>> begin
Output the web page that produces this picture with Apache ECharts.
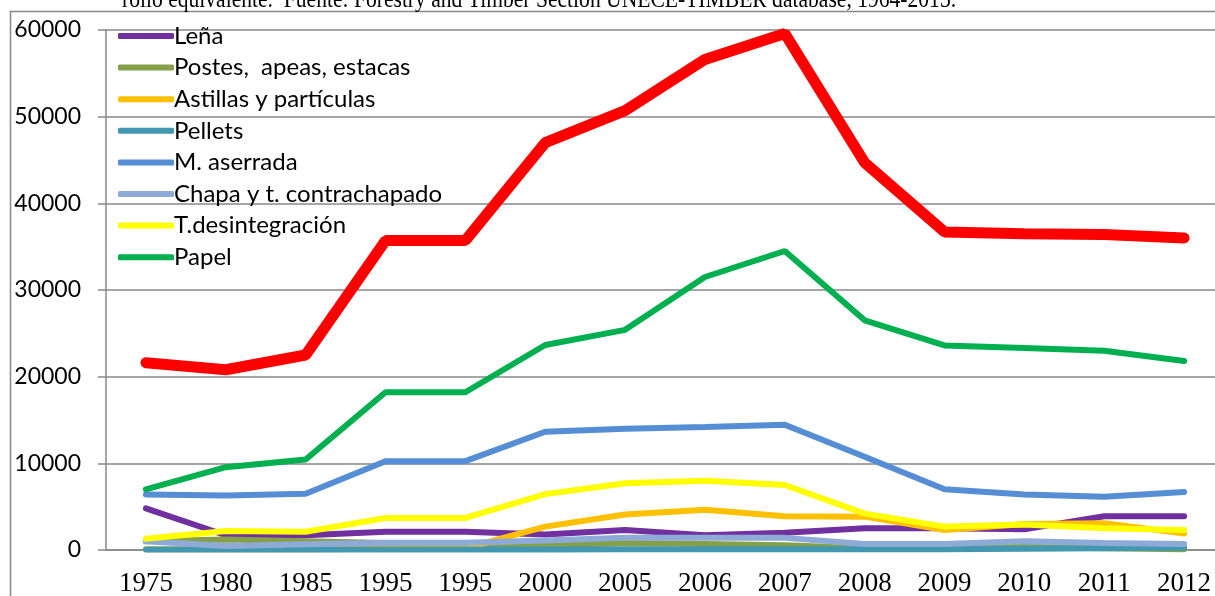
<!DOCTYPE html>
<html>
<head>
<meta charset="utf-8">
<script src="https://cdn.jsdelivr.net/npm/echarts@6/dist/echarts.min.js"></script>
<style>
  html, body { margin: 0; padding: 0; background: #fff; }
  #main { width: 1215px; height: 596px; }
</style>
</head>
<body>
<div id="main"></div>
<script>
// categorías (el eje repite 1995 como en el original)
const years = ['1975', '1980', '1985', '1995', '1995', '2000', '2005', '2006', '2007', '2008', '2009', '2010', '2011', '2012']
const yTicks = [0, 10000, 20000, 30000, 40000, 50000, 60000]

// valores
const lena = [4800, 1700, 1700, 2100, 2100, 1800, 2300, 1700, 2000, 2500, 2500, 2400, 3900, 3900]
const postes = [1000, 1200, 1000, 800, 700, 500, 800, 700, 550, 200, 200, 350, 200, 100]
const astillas = [100, 100, 100, 150, 200, 2700, 4100, 4650, 3900, 3850, 2300, 3000, 3100, 1900]
const pellets = [50, 50, 50, 50, 50, 50, 100, 100, 100, 100, 100, 150, 200, 250]
const aserrada = [6400, 6300, 6500, 10250, 10250, 13650, 14000, 14200, 14450, 10750, 7000, 6400, 6150, 6700]
const chapa = [1000, 450, 650, 850, 850, 1100, 1400, 1400, 1400, 700, 700, 1000, 800, 700]
const desint = [1300, 2200, 2100, 3700, 3700, 6450, 7700, 8000, 7500, 4200, 2700, 2950, 2500, 2300]
const papel = [7000, 9550, 10450, 18200, 18200, 23650, 25400, 31500, 34500, 26500, 23600, 23300, 23000, 21800]
const total = [21600, 20800, 22500, 35700, 35700, 47000, 50700, 56600, 59600, 44700, 36700, 36500, 36400, 36000]

const names = ['Leña', 'Postes,  apeas, estacas', 'Astillas y partículas', 'Pellets', 'M. aserrada', 'Chapa y t. contrachapado', 'T.desintegración', 'Papel']
const colors = ['#7030a0', '#86a04a', '#ffc000', '#4298b0', '#558ed5', '#8eaad6', '#ffff00', '#00b050']
const values = [lena, postes, astillas, pellets, aserrada, chapa, desint, papel]

const chart = echarts.init(document.getElementById('main'))

const series = values.map((d, i) => ({
  name: names[i],
  type: 'line',
  data: d,
  showSymbol: false,
  symbol: 'none',
  color: colors[i],
  lineStyle: { width: 6, color: colors[i], cap: 'round' },
  animation: false
}))
series.push({
  name: 'Total',
  type: 'line',
  data: total,
  symbol: 'none',
  color: '#ff0000',
  lineStyle: { width: 11, color: '#ff0000', cap: 'round' },
  animation: false
})

const option = {
  animation: false,
  grid: { left: 106, top: 30, bottom: 46, right: -9, outerBoundsMode: 'none' },
  legend: {
    data: names.map(n => ({ name: n, icon: 'roundRect' })),
    orient: 'vertical',
    left: 113,
    top: 19,
    itemWidth: 56,
    itemHeight: 6,
    itemGap: 7.6,
    textStyle: { fontFamily: 'Lato', fontSize: 24, lineHeight: 24, color: '#000', padding: [0, 0, 0, -5] }
  },
  xAxis: {
    type: 'category',
    data: years,
    boundaryGap: true,
    axisLine: { lineStyle: { color: '#888', width: 1.5 } },
    axisTick: { length: 8, lineStyle: { color: '#888', width: 1.5 } },
    axisLabel: { interval: 0, margin: 20, color: '#000', fontFamily: 'Liberation Serif', fontSize: 27 }
  },
  yAxis: {
    type: 'value',
    min: yTicks[0],
    max: yTicks[yTicks.length - 1],
    interval: 10000,
    axisLine: { show: true, lineStyle: { color: '#888', width: 1.5 } },
    axisTick: { show: true, length: 8, lineStyle: { color: '#888', width: 1.5 } },
    splitLine: { lineStyle: { color: '#888', width: 1.5 } },
    axisLabel: { margin: 25, color: '#000', fontFamily: 'Lato', fontSize: 23, formatter: v => String(v) }
  },
  graphic: [
    {
      type: 'rect',
      shape: { x: 10.5, y: 11.5, width: 1400, height: 800 },
      style: { fill: 'none', stroke: '#888', lineWidth: 1.5 },
      silent: true
    },
    {
      type: 'text',
      x: 122,
      y: 13,
      scaleX: 0.83,
      style: {
        text: 'rollo equivalente.  Fuente: Forestry and Timber Section UNECE-TIMBER database, 1964-2013.',
        font: '26px "Liberation Serif"',
        fill: '#000',
        textVerticalAlign: 'bottom'
      }
    }
  ],
  series: series
}

chart.setOption(option)
</script>
</body>
</html>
>> end
■ Exercise instructions ■
Write out the listing above exactly as it stands, pictures excluded.

■ Response ■
Output the web page that produces this picture with Apache ECharts.
<!DOCTYPE html>
<html>
<head>
<meta charset="utf-8">
<script src="https://cdn.jsdelivr.net/npm/echarts@6/dist/echarts.min.js"></script>
<style>
  html, body { margin: 0; padding: 0; background: #fff; }
  #main { width: 1215px; height: 596px; }
</style>
</head>
<body>
<div id="main"></div>
<script>
// categorías (el eje repite 1995 como en el original)
const years = ['1975', '1980', '1985', '1995', '1995', '2000', '2005', '2006', '2007', '2008', '2009', '2010', '2011', '2012']
const yTicks = [0, 10000, 20000, 30000, 40000, 50000, 60000]

// valores
const lena = [4800, 1700, 1700, 2100, 2100, 1800, 2300, 1700, 2000, 2500, 2500, 2400, 3900, 3900]
const postes = [1000, 1200, 1000, 800, 700, 500, 800, 700, 550, 200, 200, 350, 200, 100]
const astillas = [100, 100, 100, 150, 200, 2700, 4100, 4650, 3900, 3850, 2300, 3000, 3100, 1900]
const pellets = [50, 50, 50, 50, 50, 50, 100, 100, 100, 100, 100, 150, 200, 250]
const aserrada = [6400, 6300, 6500, 10250, 10250, 13650, 14000, 14200, 14450, 10750, 7000, 6400, 6150, 6700]
const chapa = [1000, 450, 650, 850, 850, 1100, 1400, 1400, 1400, 700, 700, 1000, 800, 700]
const desint = [1300, 2200, 2100, 3700, 3700, 6450, 7700, 8000, 7500, 4200, 2700, 2950, 2500, 2300]
const papel = [7000, 9550, 10450, 18200, 18200, 23650, 25400, 31500, 34500, 26500, 23600, 23300, 23000, 21800]
const total = [21600, 20800, 22500, 35700, 35700, 47000, 50700, 56600, 59600, 44700, 36700, 36500, 36400, 36000]

const names = ['Leña', 'Postes,  apeas, estacas', 'Astillas y partículas', 'Pellets', 'M. aserrada', 'Chapa y t. contrachapado', 'T.desintegración', 'Papel']
const colors = ['#7030a0', '#86a04a', '#ffc000', '#4298b0', '#558ed5', '#8eaad6', '#ffff00', '#00b050']
const values = [lena, postes, astillas, pellets, aserrada, chapa, desint, papel]

const chart = echarts.init(document.getElementById('main'))

const series = values.map((d, i) => ({
  name: names[i],
  type: 'line',
  data: d,
  showSymbol: false,
  symbol: 'none',
  color: colors[i],
  lineStyle: { width: 6, color: colors[i], cap: 'round' },
  animation: false
}))
series.push({
  name: 'Total',
  type: 'line',
  data: total,
  symbol: 'none',
  color: '#ff0000',
  lineStyle: { width: 11, color: '#ff0000', cap: 'round' },
  animation: false
})

const option = {
  animation: false,
  grid: { left: 106, top: 30, bottom: 46, right: -9, outerBoundsMode: 'none' },
  legend: {
    data: names.map(n => ({ name: n, icon: 'roundRect' })),
    orient: 'vertical',
    left: 113,
    top: 19,
    itemWidth: 56,
    itemHeight: 6,
    itemGap: 7.6,
    textStyle: { fontFamily: 'Lato', fontSize: 24, lineHeight: 24, color: '#000', padding: [0, 0, 0, -5] }
  },
  xAxis: {
    type: 'category',
    data: years,
    boundaryGap: true,
    axisLine: { lineStyle: { color: '#888', width: 1.5 } },
    axisTick: { length: 8, lineStyle: { color: '#888', width: 1.5 } },
    axisLabel: { interval: 0, margin: 20, color: '#000', fontFamily: 'Liberation Serif', fontSize: 27 }
  },
  yAxis: {
    type: 'value',
    min: yTicks[0],
    max: yTicks[yTicks.length - 1],
    interval: 10000,
    axisLine: { show: true, lineStyle: { color: '#888', width: 1.5 } },
    axisTick: { show: true, length: 8, lineStyle: { color: '#888', width: 1.5 } },
    splitLine: { lineStyle: { color: '#888', width: 1.5 } },
    axisLabel: { margin: 25, color: '#000', fontFamily: 'Lato', fontSize: 23, formatter: v => String(v) }
  },
  graphic: [
    {
      type: 'rect',
      shape: { x: 10.5, y: 11.5, width: 1400, height: 800 },
      style: { fill: 'none', stroke: '#888', lineWidth: 1.5 },
      silent: true
    },
    {
      type: 'text',
      x: 122,
      y: 13,
      scaleX: 0.83,
      style: {
        text: 'rollo equivalente.  Fuente: Forestry and Timber Section UNECE-TIMBER database, 1964-2013.',
        font: '26px "Liberation Serif"',
        fill: '#000',
        textVerticalAlign: 'bottom'
      }
    }
  ],
  series: series
}

chart.setOption(option)
</script>
</body>
</html>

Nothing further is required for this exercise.